REQUIRED TASK: The line containing "from matplotlib.ticker import" marks the end: extract everything from the first line of the data through that line, exactly, with no pictures.
* * * * * * *
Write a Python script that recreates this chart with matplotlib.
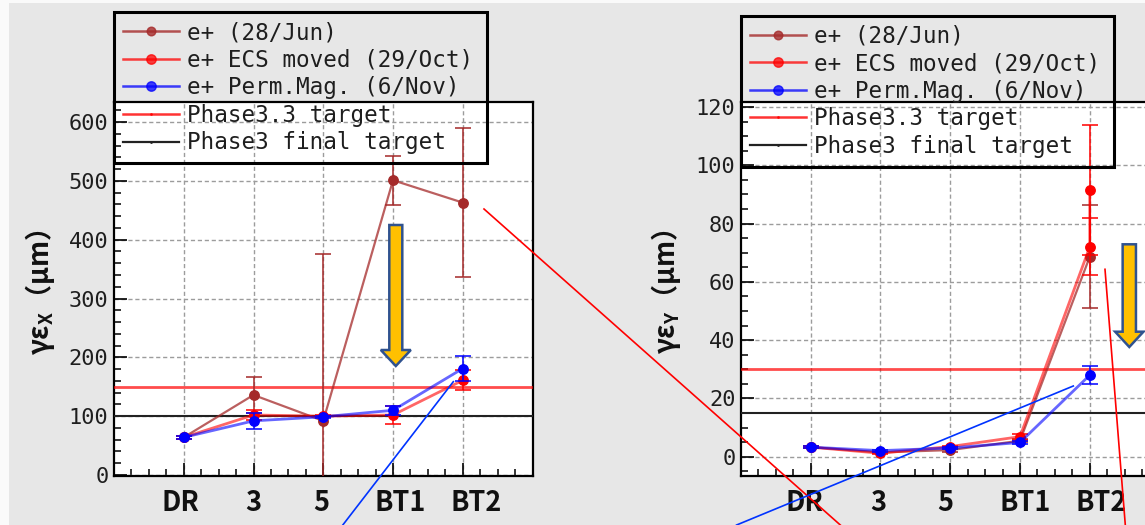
import matplotlib
matplotlib.use("Agg")
import matplotlib.pyplot as plt
import matplotlib.transforms as mtransforms
from matplotlib.lines import Line2D
from matplotlib.patches import Polygon, Rectangle
from matplotlib.ticker import FixedLocator, MultipleLocator

# ---- data -------------------------------------------------------------
stations = ["DR", "3", "5", "BT1", "BT2"]
station_x = [1, 2, 3, 4, 5]

# horizontal normalised emittance (um)
ex_jun = [64, 136, 92, 501, 463]
ex_jun_err = [2, 30, 283, 42, 127]
ex_oct = [64, 102, 100, 102, 161]
ex_oct_err = [2, 8, 2, 16, 17]
ex_nov = [64, 92, 99, 110, 181]
ex_nov_err = [2, 14, 2, 8, 22]

# vertical normalised emittance (um); the ECS run has two BT2 measurements
ey_jun = [3.3, 1.5, 2.3, 5.5, 68.6]
ey_jun_err = [0.3, 0.3, 0.5, 0.5, 17.7]
ey_oct_x = [1, 2, 3, 4, 5, 5]
ey_oct = [3.3, 1.2, 3.5, 6.9, 72.0, 91.5]
ey_oct_err = [0.3, 0.3, 0.3, 1.0, 9.8, 22.3]
ey_nov = [3.3, 2.1, 3.0, 4.9, 28.0]
ey_nov_err = [0.3, 0.3, 0.3, 0.5, 3.2]

target_phase33 = [150, 30]
target_final = [100, 15]

series_labels = ["e+ (28/Jun)", "e+ ECS moved (29/Oct)", "e+ Perm.Mag. (6/Nov)"]
target_labels = ["Phase3.3 target", "Phase3 final target"]

# ---- style ------------------------------------------------------------
W, H = 1145, 525
BROWN, RED, BLUE = "#a52a2a", "#ff0000", "#0000ff"
MONO = "DejaVu Sans Mono"
CJK = ["Noto Sans CJK JP", "DejaVu Sans"]

plt.rcParams["mathtext.fontset"] = "custom"
plt.rcParams["mathtext.bf"] = "Noto Sans CJK JP:bold"
plt.rcParams["mathtext.rm"] = "Noto Sans CJK JP:bold"
plt.rcParams["mathtext.it"] = "Noto Sans CJK JP:bold"

fig = plt.figure(figsize=(W / 100, H / 100), dpi=100, facecolor="#e7e7e7")
px = mtransforms.Affine2D().scale(1 / W, -1 / H).translate(0, 1) + fig.transFigure

# thin light margins of the page
fig.add_artist(Rectangle((0, 0), 9, H, transform=px, fc="#fafafa", ec="none", zorder=-5))
fig.add_artist(Rectangle((0, 0), W, 3, transform=px, fc="#fafafa", ec="none", zorder=-5))


def make_axes(left_px):
    ax = fig.add_axes([left_px / W, 1 - 476 / H, 418.5 / W, (476 - 102.3) / H])
    ax.set_facecolor("white")
    return ax


def style_axes(ax, ylim, major, minor):
    ax.set_xlim(0, 6)
    ax.set_ylim(*ylim)
    ax.xaxis.set_major_locator(FixedLocator(station_x))
    ax.xaxis.set_minor_locator(MultipleLocator(0.25))
    ax.yaxis.set_major_locator(MultipleLocator(major))
    ax.yaxis.set_minor_locator(MultipleLocator(minor))
    ax.tick_params(which="major", direction="in", length=9.5, width=1.2, color="black",
                   labelsize=15.8, labelcolor="#1e1e1e", pad=4)
    ax.tick_params(which="minor", direction="in", length=4.7, width=1.1, color="black")
    ax.tick_params(axis="x", which="both", labelbottom=False)
    ax.tick_params(top=False, right=False, which="both")
    for lab in ax.get_yticklabels():
        lab.set_family(MONO)
    ax.grid(which="major", ls=(0, (3, 2)), color="#9c9c9c", lw=1.0)
    ax.set_axisbelow(True)
    for sp in ax.spines.values():
        sp.set_linewidth(1.6)
        sp.set_color("black")


def draw_series(ax, x, y, err, color, z, lw=2.0, alpha=0.6):
    ax.errorbar(x, y, yerr=err, fmt="none", ecolor=color, elinewidth=1.3,
                capsize=6, capthick=1.3, alpha=0.85, zorder=z)
    ax.plot(x, y, color=color, lw=lw, alpha=alpha, zorder=z + 0.1, solid_capstyle="round")
    ax.plot(x, y, ls="none", marker="o", ms=6.8, color=color, zorder=z + 0.2)


def station_labels(ax, offsets):
    for xv, name, dx in zip(station_x, stations, offsets):
        tr = ax.get_xaxis_transform() + mtransforms.ScaledTranslation(
            dx / 100, -27 / 100, fig.dpi_scale_trans)
        ax.text(xv, 0, name, transform=tr, ha="center", va="center", fontsize=19.5,
                fontweight="bold", family=CJK, color="#111111", clip_on=False)


def legend_block(ax, box_left, box_top):
    handles = [
        Line2D([], [], color=BROWN, lw=1.8, alpha=0.8, marker="o", ms=6.2, mfc=BROWN, mec=BROWN),
        Line2D([], [], color=RED, lw=1.8, alpha=0.75, marker="o", ms=6.8, mfc=RED, mec=RED),
        Line2D([], [], color=BLUE, lw=1.8, alpha=0.75, marker="o", ms=6.8, mfc=BLUE, mec=BLUE),
        Line2D([], [], color=RED, lw=1.8, alpha=0.8, marker=".", ms=2),
        Line2D([], [], color="#222222", lw=1.6, marker=".", ms=2),
    ]
    leg = ax.legend(handles, series_labels + target_labels, loc="upper left",
                    bbox_to_anchor=(box_left / W, 1 - box_top / H),
                    bbox_transform=fig.transFigure, frameon=False, borderaxespad=0,
                    borderpad=0.40, handlelength=2.45, handletextpad=0.36,
                    labelspacing=0.20, prop={"family": MONO, "size": 16.3})
    for t in leg.get_texts():
        t.set_color("#1e1e1e")
    leg.set_zorder(20)
    fig.add_artist(Rectangle((box_left, box_top), 372.5, 151, transform=px, fill=False,
                             ec="black", lw=2.2, zorder=6))


# ---- left panel: horizontal ------------------------------------------
axL = make_axes(114)
style_axes(axL, (-1.7, 633.5), 100, 20)
axL.axhline(target_phase33[0], color=RED, lw=2, alpha=0.7, zorder=4)
axL.axhline(target_final[0], color="#222222", lw=1.5, zorder=4)
draw_series(axL, station_x, ex_jun, ex_jun_err, BROWN, 5, lw=1.6, alpha=0.75)
draw_series(axL, station_x, ex_oct, ex_oct_err, RED, 6)
draw_series(axL, station_x, ex_nov, ex_nov_err, BLUE, 7)
station_labels(axL, [-3, 0, -2, 7.5, 13])
legend_block(axL, 114, 12.3)
fig.text(40 / W, 1 - 292 / H, r"$\mathbf{γε_X}$（μm）", rotation=90, ha="center",
         va="center", fontsize=19.5, fontweight="bold", family=CJK, color="#111111")

# ---- right panel: vertical -------------------------------------------
axR = make_axes(741)
style_axes(axR, (-6.6, 121.6), 20, 5)
axR.axhline(target_phase33[1], color=RED, lw=2, alpha=0.7, zorder=4)
axR.axhline(target_final[1], color="#222222", lw=1.5, zorder=4)
draw_series(axR, station_x, ey_jun, ey_jun_err, BROWN, 5, lw=1.6, alpha=0.75)
draw_series(axR, ey_oct_x, ey_oct, ey_oct_err, RED, 6)
draw_series(axR, station_x, ey_nov, ey_nov_err, BLUE, 7)
station_labels(axR, [-6, -2.5, -5, 5, 11])
legend_block(axR, 741, 15.7)
fig.text(666 / W, 1 - 292 / H, r"$\mathbf{γε_Y}$（μm）", rotation=90, ha="center",
         va="center", fontsize=19.5, fontweight="bold", family=CJK, color="#111111")

# ---- slide annotations: down arrows and pointer lines ----------------
def down_arrow(cx, top, shaft_w, head_top, head_w, tip):
    pts = [(cx - shaft_w / 2, top), (cx + shaft_w / 2, top), (cx + shaft_w / 2, head_top),
           (cx + head_w / 2, head_top), (cx, tip), (cx - head_w / 2, head_top),
           (cx - shaft_w / 2, head_top)]
    fig.add_artist(Polygon(pts, closed=True, transform=px, fc="#ffc000", ec="#2f528f",
                           lw=1.8, joinstyle="miter", zorder=30))


down_arrow(395.8, 225, 13, 350, 30, 366)
down_arrow(1129.3, 244.3, 13.3, 331.7, 28.3, 347)

for (x0, y0, x1, y1, c) in [(484, 209, 840.3, 525, RED), (1105, 269.3, 1125.3, 525, RED),
                            (453.3, 381.7, 342.8, 525, "#0033ff"),
                            (1073.3, 386, 736.6, 525, "#0033ff")]:
    fig.add_artist(Line2D([x0, x1], [y0, y1], transform=px, color=c, lw=1.2, zorder=31))

fig.savefig("out.png", dpi=100, facecolor=fig.get_facecolor())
* * * * * * *
SOLUTION FOR THIS PROBLEM:
Write a Python script that recreates this chart with matplotlib.
import matplotlib
matplotlib.use("Agg")
import matplotlib.pyplot as plt
import matplotlib.transforms as mtransforms
from matplotlib.lines import Line2D
from matplotlib.patches import Polygon, Rectangle
from matplotlib.ticker import FixedLocator, MultipleLocator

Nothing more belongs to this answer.